Data lines
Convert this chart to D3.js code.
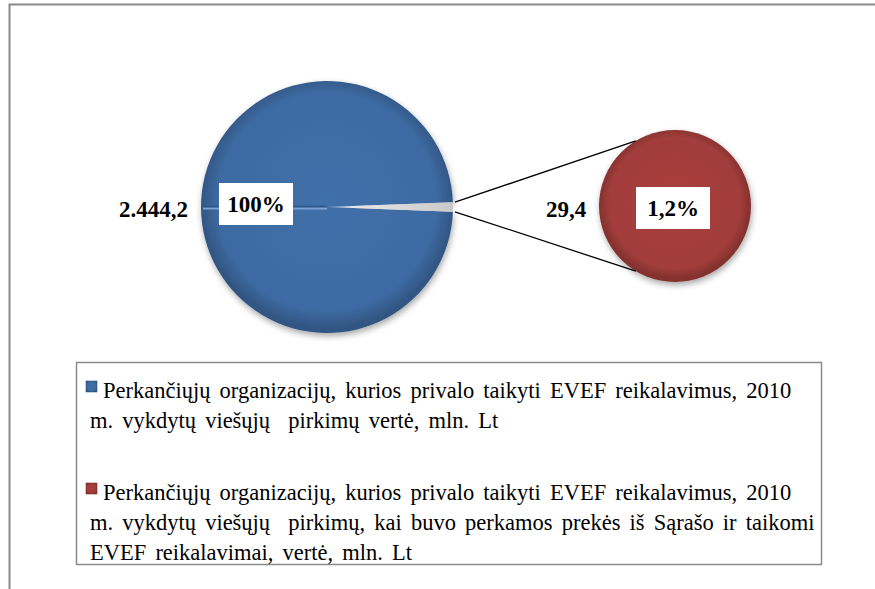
<!DOCTYPE html>
<html>

<head>
  <meta charset="utf-8">
  <script src="https://d3js.org/d3.v7.min.js"></script>
  <style>
    body {
      margin: 0;
      background: #ffffff;
    }
  </style>
</head>

<body>
  <svg id="chart"></svg>
  <script>
    // values
    const seriesNames = ["Visi pirkimai", "Sąrašo prekės"]
    const values = [2444.2, 29.4]
    const valueLabels = ["2.444,2", "29,4"]
    const percentLabels = ["100%", "1,2%"]
    const colors = ["#3e6ba3", "#a23d3a"]
    const legendLines = [
      ["Perkančiųjų organizacijų, kurios privalo taikyti EVEF reikalavimus, 2010",
        "m. vykdytų viešųjų  pirkimų vertė, mln. Lt"],
      ["Perkančiųjų organizacijų, kurios privalo taikyti EVEF reikalavimus, 2010",
        "m. vykdytų viešųjų  pirkimų, kai buvo perkamos prekės iš Sąrašo ir taikomi",
        "EVEF reikalavimai, vertė, mln. Lt"]
    ]

    const serif = "'Liberation Serif', 'DejaVu Serif', serif"
    const svgwidth = 875
    const svgheight = 589
    const svg = d3.select("#chart")
      .attr("width", svgwidth)
      .attr("height", svgheight)
      .attr("font-family", serif)

    const defs = svg.append("defs")

    // soft bevel look
    function bevel(id, c) {
      const g = defs.append("radialGradient").attr("id", id)
        .attr("cx", "50%").attr("cy", "48%").attr("r", "50%")
      g.append("stop").attr("offset", "0%").attr("stop-color", d3.color(c).brighter(0.1))
      g.append("stop").attr("offset", "86%").attr("stop-color", c)
      g.append("stop").attr("offset", "100%").attr("stop-color", d3.color(c).darker(0.6))
    }
    bevel("bevel0", colors[0])
    bevel("bevel1", colors[1])

    const shadow = defs.append("filter").attr("id", "shadow")
      .attr("x", "-20%").attr("y", "-20%").attr("width", "140%").attr("height", "140%")
    shadow.append("feDropShadow")
      .attr("dx", 1).attr("dy", 3).attr("stdDeviation", 3)
      .attr("flood-color", "#000").attr("flood-opacity", 0.35)

    const wedgeGrad = defs.append("linearGradient").attr("id", "wedge")
    wedgeGrad.append("stop").attr("offset", "0%").attr("stop-color", "#6d8fbb").attr("stop-opacity", 0)
    wedgeGrad.append("stop").attr("offset", "20%").attr("stop-color", "#e8e8e8")
    wedgeGrad.append("stop").attr("offset", "100%").attr("stop-color", "#c9c9c9")

    // outer frame
    svg.append("rect")
      .attr("x", 9.5).attr("y", 4.5)
      .attr("width", svgwidth).attr("height", svgheight)
      .attr("fill", "none").attr("stroke", "#8a8a8a").attr("stroke-width", 2)

    // main pie
    const cx1 = 327, cy1 = 207, r1 = 126
    const share = values[1] / values[0]
    const pie = d3.pie().sort(null)
      .startAngle(Math.PI / 2 + Math.PI * share)
      .endAngle(Math.PI / 2 + Math.PI * share + 2 * Math.PI)
    const mainArcs = pie([values[0] - values[1], values[1]])
    const arc1 = d3.arc().innerRadius(0).outerRadius(r1)

    const main = svg.append("g").attr("transform", `translate(${cx1},${cy1})`)
    main.append("path")
      .attr("d", arc1(mainArcs[0]))
      .attr("fill", "url(#bevel0)")
      .attr("filter", "url(#shadow)")

    // seam of the bevel on the left
    main.append("line")
      .attr("x1", -r1 + 2).attr("x2", 0).attr("y1", 1.5).attr("y2", 1.5)
      .attr("stroke", "#7ea3d6").attr("stroke-width", 2)
    main.append("line")
      .attr("x1", -r1 + 2).attr("x2", 0).attr("y1", -0.5).attr("y2", -0.5)
      .attr("stroke", "#2f5687").attr("stroke-width", 1.5)

    main.append("path")
      .attr("d", arc1(mainArcs[1]))
      .attr("fill", "url(#wedge)")

    // secondary pie
    const cx2 = 675, cy2 = 206, r2 = 76
    const arc2 = d3.arc().innerRadius(0).outerRadius(r2)
    const sub = svg.append("g").attr("transform", `translate(${cx2},${cy2})`)
    sub.append("path")
      .attr("d", arc2(d3.pie()([values[1]])[0]))
      .attr("fill", "url(#bevel1)")
      .attr("filter", "url(#shadow)")

    // connector lines
    const a0 = mainArcs[1].startAngle, a1 = mainArcs[1].endAngle
    const pt = (a, r, cx, cy) => [cx + r * Math.sin(a), cy - r * Math.cos(a)]
    const off = 59 * Math.PI / 180
    const conn = [
      [pt(a0, r1, cx1, cy1), pt(-Math.PI / 2 + off, r2, cx2, cy2)],
      [pt(a1, r1, cx1, cy1), pt(-Math.PI / 2 - off, r2, cx2, cy2)]
    ]
    svg.selectAll(".conn").data(conn).enter().append("line")
      .attr("class", "conn")
      .attr("x1", d => d[0][0] + 2).attr("y1", d => d[0][1])
      .attr("x2", d => d[1][0]).attr("y2", d => d[1][1])
      .attr("stroke", "#000").attr("stroke-width", 1.3)

    // data labels
    const labelFont = 23
    svg.append("text")
      .attr("x", cx1 - r1 - 13).attr("y", cy1 + 10)
      .attr("text-anchor", "end")
      .attr("font-size", labelFont).attr("font-weight", "bold")
      .text(valueLabels[0])

    svg.append("text")
      .attr("x", cx2 - r2 - 33).attr("y", cy2 + 11)
      .attr("text-anchor", "middle")
      .attr("font-size", labelFont).attr("font-weight", "bold")
      .text(valueLabels[1])

    const pctPos = [[256, cy1 - 3], [cx2 - 2, cy2 + 2]]
    const pct = svg.selectAll(".pct").data(percentLabels).enter().append("g")
      .attr("class", "pct")
      .attr("transform", (d, i) => `translate(${pctPos[i][0]},${pctPos[i][1]})`)
    pct.append("rect")
      .attr("x", -37).attr("y", -21).attr("width", 74).attr("height", 42)
      .attr("fill", "#ffffff")
    pct.append("text")
      .attr("y", 8)
      .attr("text-anchor", "middle")
      .attr("font-size", labelFont).attr("font-weight", "bold")
      .text(d => d)

    // legend
    svg.append("rect")
      .attr("x", 76.5).attr("y", 362.5).attr("width", 745).attr("height", 202)
      .attr("fill", "#ffffff").attr("stroke", "#8a8a8a").attr("stroke-width", 1.5)

    const entryTop = [398, 500]
    const lineH = 30
    const legend = svg.selectAll(".entry").data(legendLines).enter().append("g")
      .attr("class", "entry")
      .attr("transform", (d, i) => `translate(0,${entryTop[i]})`)

    legend.append("rect")
      .attr("x", 86).attr("y", -17).attr("width", 11).attr("height", 11)
      .attr("fill", (d, i) => `url(#bevel${i})`)
      .attr("stroke", (d, i) => d3.color(colors[i]).darker(0.5)).attr("stroke-width", 0.6)

    legend.selectAll("text").data(d => d).enter().append("text")
      .attr("x", (d, j) => j == 0 ? 103 : 90)
      .attr("y", (d, j) => j * lineH)
      .attr("font-size", 22.5)
      .attr("word-spacing", 3.5)
      .style("white-space", "pre")
      .attr("fill", "#000")
      .text(d => d)
  </script>
</body>

</html>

Given instruction
Your task is to reproduce all of the material exactly. The pictures stay out.

Expected answer
Convert this chart to D3.js code.
<!DOCTYPE html>
<html>

<head>
  <meta charset="utf-8">
  <script src="https://d3js.org/d3.v7.min.js"></script>
  <style>
    body {
      margin: 0;
      background: #ffffff;
    }
  </style>
</head>

<body>
  <svg id="chart"></svg>
  <script>
    // values
    const seriesNames = ["Visi pirkimai", "Sąrašo prekės"]
    const values = [2444.2, 29.4]
    const valueLabels = ["2.444,2", "29,4"]
    const percentLabels = ["100%", "1,2%"]
    const colors = ["#3e6ba3", "#a23d3a"]
    const legendLines = [
      ["Perkančiųjų organizacijų, kurios privalo taikyti EVEF reikalavimus, 2010",
        "m. vykdytų viešųjų  pirkimų vertė, mln. Lt"],
      ["Perkančiųjų organizacijų, kurios privalo taikyti EVEF reikalavimus, 2010",
        "m. vykdytų viešųjų  pirkimų, kai buvo perkamos prekės iš Sąrašo ir taikomi",
        "EVEF reikalavimai, vertė, mln. Lt"]
    ]

    const serif = "'Liberation Serif', 'DejaVu Serif', serif"
    const svgwidth = 875
    const svgheight = 589
    const svg = d3.select("#chart")
      .attr("width", svgwidth)
      .attr("height", svgheight)
      .attr("font-family", serif)

    const defs = svg.append("defs")

    // soft bevel look
    function bevel(id, c) {
      const g = defs.append("radialGradient").attr("id", id)
        .attr("cx", "50%").attr("cy", "48%").attr("r", "50%")
      g.append("stop").attr("offset", "0%").attr("stop-color", d3.color(c).brighter(0.1))
      g.append("stop").attr("offset", "86%").attr("stop-color", c)
      g.append("stop").attr("offset", "100%").attr("stop-color", d3.color(c).darker(0.6))
    }
    bevel("bevel0", colors[0])
    bevel("bevel1", colors[1])

    const shadow = defs.append("filter").attr("id", "shadow")
      .attr("x", "-20%").attr("y", "-20%").attr("width", "140%").attr("height", "140%")
    shadow.append("feDropShadow")
      .attr("dx", 1).attr("dy", 3).attr("stdDeviation", 3)
      .attr("flood-color", "#000").attr("flood-opacity", 0.35)

    const wedgeGrad = defs.append("linearGradient").attr("id", "wedge")
    wedgeGrad.append("stop").attr("offset", "0%").attr("stop-color", "#6d8fbb").attr("stop-opacity", 0)
    wedgeGrad.append("stop").attr("offset", "20%").attr("stop-color", "#e8e8e8")
    wedgeGrad.append("stop").attr("offset", "100%").attr("stop-color", "#c9c9c9")

    // outer frame
    svg.append("rect")
      .attr("x", 9.5).attr("y", 4.5)
      .attr("width", svgwidth).attr("height", svgheight)
      .attr("fill", "none").attr("stroke", "#8a8a8a").attr("stroke-width", 2)

    // main pie
    const cx1 = 327, cy1 = 207, r1 = 126
    const share = values[1] / values[0]
    const pie = d3.pie().sort(null)
      .startAngle(Math.PI / 2 + Math.PI * share)
      .endAngle(Math.PI / 2 + Math.PI * share + 2 * Math.PI)
    const mainArcs = pie([values[0] - values[1], values[1]])
    const arc1 = d3.arc().innerRadius(0).outerRadius(r1)

    const main = svg.append("g").attr("transform", `translate(${cx1},${cy1})`)
    main.append("path")
      .attr("d", arc1(mainArcs[0]))
      .attr("fill", "url(#bevel0)")
      .attr("filter", "url(#shadow)")

    // seam of the bevel on the left
    main.append("line")
      .attr("x1", -r1 + 2).attr("x2", 0).attr("y1", 1.5).attr("y2", 1.5)
      .attr("stroke", "#7ea3d6").attr("stroke-width", 2)
    main.append("line")
      .attr("x1", -r1 + 2).attr("x2", 0).attr("y1", -0.5).attr("y2", -0.5)
      .attr("stroke", "#2f5687").attr("stroke-width", 1.5)

    main.append("path")
      .attr("d", arc1(mainArcs[1]))
      .attr("fill", "url(#wedge)")

    // secondary pie
    const cx2 = 675, cy2 = 206, r2 = 76
    const arc2 = d3.arc().innerRadius(0).outerRadius(r2)
    const sub = svg.append("g").attr("transform", `translate(${cx2},${cy2})`)
    sub.append("path")
      .attr("d", arc2(d3.pie()([values[1]])[0]))
      .attr("fill", "url(#bevel1)")
      .attr("filter", "url(#shadow)")

    // connector lines
    const a0 = mainArcs[1].startAngle, a1 = mainArcs[1].endAngle
    const pt = (a, r, cx, cy) => [cx + r * Math.sin(a), cy - r * Math.cos(a)]
    const off = 59 * Math.PI / 180
    const conn = [
      [pt(a0, r1, cx1, cy1), pt(-Math.PI / 2 + off, r2, cx2, cy2)],
      [pt(a1, r1, cx1, cy1), pt(-Math.PI / 2 - off, r2, cx2, cy2)]
    ]
    svg.selectAll(".conn").data(conn).enter().append("line")
      .attr("class", "conn")
      .attr("x1", d => d[0][0] + 2).attr("y1", d => d[0][1])
      .attr("x2", d => d[1][0]).attr("y2", d => d[1][1])
      .attr("stroke", "#000").attr("stroke-width", 1.3)

    // data labels
    const labelFont = 23
    svg.append("text")
      .attr("x", cx1 - r1 - 13).attr("y", cy1 + 10)
      .attr("text-anchor", "end")
      .attr("font-size", labelFont).attr("font-weight", "bold")
      .text(valueLabels[0])

    svg.append("text")
      .attr("x", cx2 - r2 - 33).attr("y", cy2 + 11)
      .attr("text-anchor", "middle")
      .attr("font-size", labelFont).attr("font-weight", "bold")
      .text(valueLabels[1])

    const pctPos = [[256, cy1 - 3], [cx2 - 2, cy2 + 2]]
    const pct = svg.selectAll(".pct").data(percentLabels).enter().append("g")
      .attr("class", "pct")
      .attr("transform", (d, i) => `translate(${pctPos[i][0]},${pctPos[i][1]})`)
    pct.append("rect")
      .attr("x", -37).attr("y", -21).attr("width", 74).attr("height", 42)
      .attr("fill", "#ffffff")
    pct.append("text")
      .attr("y", 8)
      .attr("text-anchor", "middle")
      .attr("font-size", labelFont).attr("font-weight", "bold")
      .text(d => d)

    // legend
    svg.append("rect")
      .attr("x", 76.5).attr("y", 362.5).attr("width", 745).attr("height", 202)
      .attr("fill", "#ffffff").attr("stroke", "#8a8a8a").attr("stroke-width", 1.5)

    const entryTop = [398, 500]
    const lineH = 30
    const legend = svg.selectAll(".entry").data(legendLines).enter().append("g")
      .attr("class", "entry")
      .attr("transform", (d, i) => `translate(0,${entryTop[i]})`)

    legend.append("rect")
      .attr("x", 86).attr("y", -17).attr("width", 11).attr("height", 11)
      .attr("fill", (d, i) => `url(#bevel${i})`)
      .attr("stroke", (d, i) => d3.color(colors[i]).darker(0.5)).attr("stroke-width", 0.6)

    legend.selectAll("text").data(d => d).enter().append("text")
      .attr("x", (d, j) => j == 0 ? 103 : 90)
      .attr("y", (d, j) => j * lineH)
      .attr("font-size", 22.5)
      .attr("word-spacing", 3.5)
      .style("white-space", "pre")
      .attr("fill", "#000")
      .text(d => d)
  </script>
</body>

</html>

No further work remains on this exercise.